Fresque romantique et militaire, ce film de Fred Zinnemann conjugue passion, honneur et tragédie sur fond de Pearl Harbor. Un chef-d’œuvre intemporel où Hollywood atteint le sommet de son art.
Réalisé par le grand maître Fred Zinnemann, également connu pour Douze heures à midi, Tant qu’il y aura des hommes (From Here to Eternity) s’impose comme l’un des joyaux du cinéma américain des années 1950. Sorti en 1953 et adapté du roman éponyme de James Jones (1951), ce drame romantique et militaire se déroule à Hawaï, dans les mois précédant l’attaque de Pearl Harbor, le 7 décembre 1941. Tourné en noir et blanc, le film a immédiatement conquis la critique et le public, devenant non seulement un succès commercial majeur, mais aussi l’un des films les plus acclamés et influents de la décennie.
Un casting légendaire au cœur de la tourmente
Le triomphe du film repose d’abord sur sa distribution exceptionnelle, un véritable panthéon hollywoodien. Burt Lancaster campe le sergent-chef Milton Warden, militaire rigoureux mais tiraillé entre devoir et passion. À ses côtés, Montgomery Clift incarne Robert E. Lee Prewitt, soldat rebelle et idéaliste qui refuse de rejoindre l’équipe de boxe du capitaine Holmes, acte de défi qui lui vaut brimades et persécutions. Les rôles féminins sont portés par deux performances inoubliables : Deborah Kerr en Karen Holmes, épouse délaissée qui entame une liaison avec Warden, et Donna Reed en Alma Burke (Lorene), jeune femme au passé trouble. Enfin, Frank Sinatra, bouleversant en soldat Angelo Maggio, signe un retour en grâce salué unanimement par la critique.

Le film a marqué les esprits par son célèbre baiser sur la plage, scène torride entre Lancaster et Kerr, devenue icône de la passion au cinéma. Cette séquence audacieuse, symbole d’adultère et de désir, a bousculé les conventions morales d’Hollywood, encore soumise au Code Hays.
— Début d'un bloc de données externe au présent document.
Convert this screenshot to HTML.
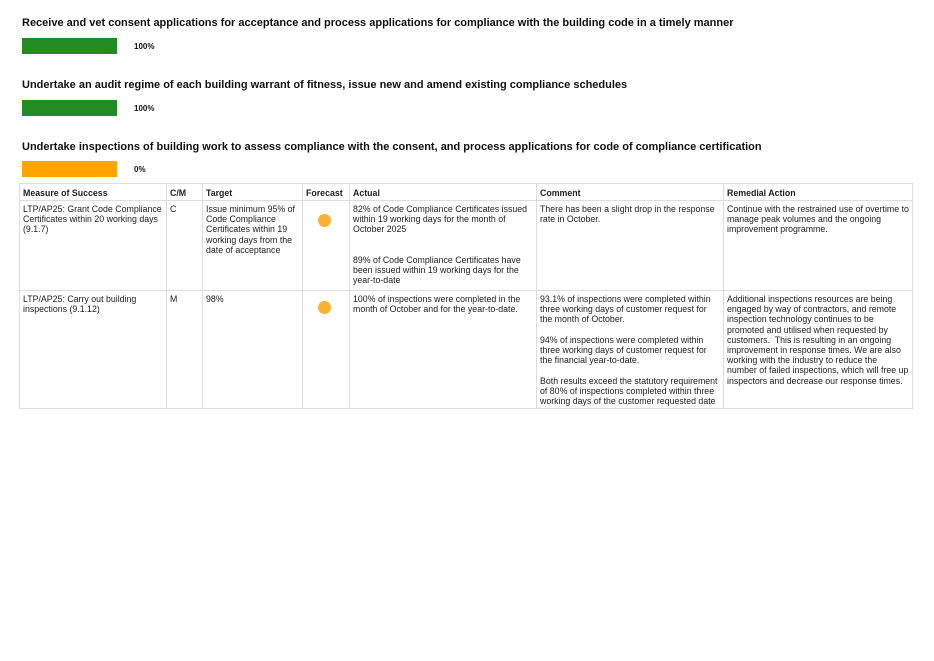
<!DOCTYPE html>
<html><head><style>
body{margin:0;width:934px;height:661px;background:#fff;font-family:"Liberation Sans",Arial,sans-serif;color:#111;position:relative;overflow:hidden}
.t{position:absolute;left:22px;font-size:11px;font-weight:bold;white-space:nowrap}
.bar{position:absolute;left:22px;width:95px;height:16px}
.p{position:absolute;left:134px;font-size:8px;font-weight:bold}
.c{position:absolute;box-sizing:border-box;border:1px solid #ddd;font-size:8.8px;line-height:10.2px;padding:3px 3px;color:#222}
.h{font-weight:bold;padding-top:4px}
.dot{position:absolute;width:13px;height:13px;border-radius:50%;background:#f9b233}
</style></head><body>
<div class="t" style="top:17px">Receive and vet consent applications for acceptance and process applications for compliance with the building code in a timely manner</div>
<div class="bar" style="top:38px;background:#238b23"></div><div class="p" style="top:42px">100%</div>
<div class="t" style="top:79px">Undertake an audit regime of each building warrant of fitness, issue new and amend existing compliance schedules</div>
<div class="bar" style="top:100px;background:#238b23"></div><div class="p" style="top:104px">100%</div>
<div class="t" style="top:141px">Undertake inspections of building work to assess compliance with the consent, and process applications for code of compliance certification</div>
<div class="bar" style="top:161px;background:#ffa500"></div><div class="p" style="top:165px">0%</div>

<div class="c h" style="left:19px;top:183px;width:148px;height:18px">Measure of Success</div>
<div class="c h" style="left:166px;top:183px;width:37px;height:18px">C/M</div>
<div class="c h" style="left:202px;top:183px;width:101px;height:18px">Target</div>
<div class="c h" style="left:302px;top:183px;width:48px;height:18px">Forecast</div>
<div class="c h" style="left:349px;top:183px;width:188px;height:18px">Actual</div>
<div class="c h" style="left:536px;top:183px;width:188px;height:18px">Comment</div>
<div class="c h" style="left:723px;top:183px;width:190px;height:18px">Remedial Action</div>

<div class="c" style="left:19px;top:200px;width:148px;height:91px">LTP/AP25: Grant Code Compliance Certificates within 20 working days (9.1.7)</div>
<div class="c" style="left:166px;top:200px;width:37px;height:91px">C</div>
<div class="c" style="left:202px;top:200px;width:101px;height:91px">Issue minimum 95% of Code Compliance Certificates within 19 working days from the date of acceptance</div>
<div class="c" style="left:302px;top:200px;width:48px;height:91px"></div>
<div class="dot" style="left:318px;top:214px"></div>
<div class="c" style="left:349px;top:200px;width:188px;height:91px">82% of Code Compliance Certificates issued within 19 working days for the month of October 2025<br><br><br>89% of Code Compliance Certificates have been issued within 19 working days for the year-to-date</div>
<div class="c" style="left:536px;top:200px;width:188px;height:91px">There has been a slight drop in the response rate in October.</div>
<div class="c" style="left:723px;top:200px;width:190px;height:91px">Continue with the restrained use of overtime to manage peak volumes and the ongoing improvement programme.</div>

<div class="c" style="left:19px;top:290px;width:148px;height:119px">LTP/AP25: Carry out building inspections (9.1.12)</div>
<div class="c" style="left:166px;top:290px;width:37px;height:119px">M</div>
<div class="c" style="left:202px;top:290px;width:101px;height:119px">98%</div>
<div class="c" style="left:302px;top:290px;width:48px;height:119px"></div>
<div class="dot" style="left:318px;top:301px"></div>
<div class="c" style="left:349px;top:290px;width:188px;height:119px">100% of inspections were completed in the month of October and for the year-to-date.</div>
<div class="c" style="left:536px;top:290px;width:188px;height:119px">93.1% of inspections were completed within three working days of customer request for the month of October.<br><br>94% of inspections were completed within three working days of customer request for the financial year-to-date.<br><br>Both results exceed the statutory requirement of 80% of inspections completed within three working days of the customer requested date</div>
<div class="c" style="left:723px;top:290px;width:190px;height:119px">Additional inspections resources are being engaged by way of contractors, and remote inspection technology continues to be promoted and utilised when requested by customers.&nbsp; This is resulting in an ongoing improvement in response times. We are also working with the industry to reduce the number of failed inspections, which will free up inspectors and decrease our response times.</div>
</body></html>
Au-delà de la romance, Zinnemann tisse une chronique humaine poignante, où l’amitié, la loyauté et la fatalité se mêlent aux prémices de la guerre.
Un triomphe aux Oscars et un héritage immortel
Consacré lors de la cérémonie des Oscars 1954, Tant qu’il y aura des hommes rafle huit statuettes sur treize nominations, dont Meilleur Film, Meilleure Réalisation (Fred Zinnemann) et Meilleure Adaptation (Daniel Taradash). Frank Sinatra et Donna Reed remportent chacun l’Oscar du Meilleur Second Rôle, confirmant leur place parmi les légendes du cinéma. Pour obtenir le soutien de l’armée américaine et contourner la censure, le scénario dut être largement modifié : certains aspects du roman original furent adoucis, notamment la transformation du personnage de Lorene, prostituée dans le livre, en hôtesse de club social dans le film. Malgré ces ajustements, Zinnemann réussit à préserver toute la force émotionnelle et morale de l’œuvre de James Jones.
Le film ne s’est pas arrêté à son succès initial : deux Golden Globes, un Bambi, et surtout, en 2002, son entrée au National Film Registry de la Bibliothèque du Congrès américain, où il est reconnu comme « culturellement, historiquement et esthétiquement significatif ». Près de 70 ans après sa sortie, Tant qu’il y aura des hommes demeure un classique absolu, un drame d’une intensité rare où la passion individuelle se heurte au tumulte de l’Histoire.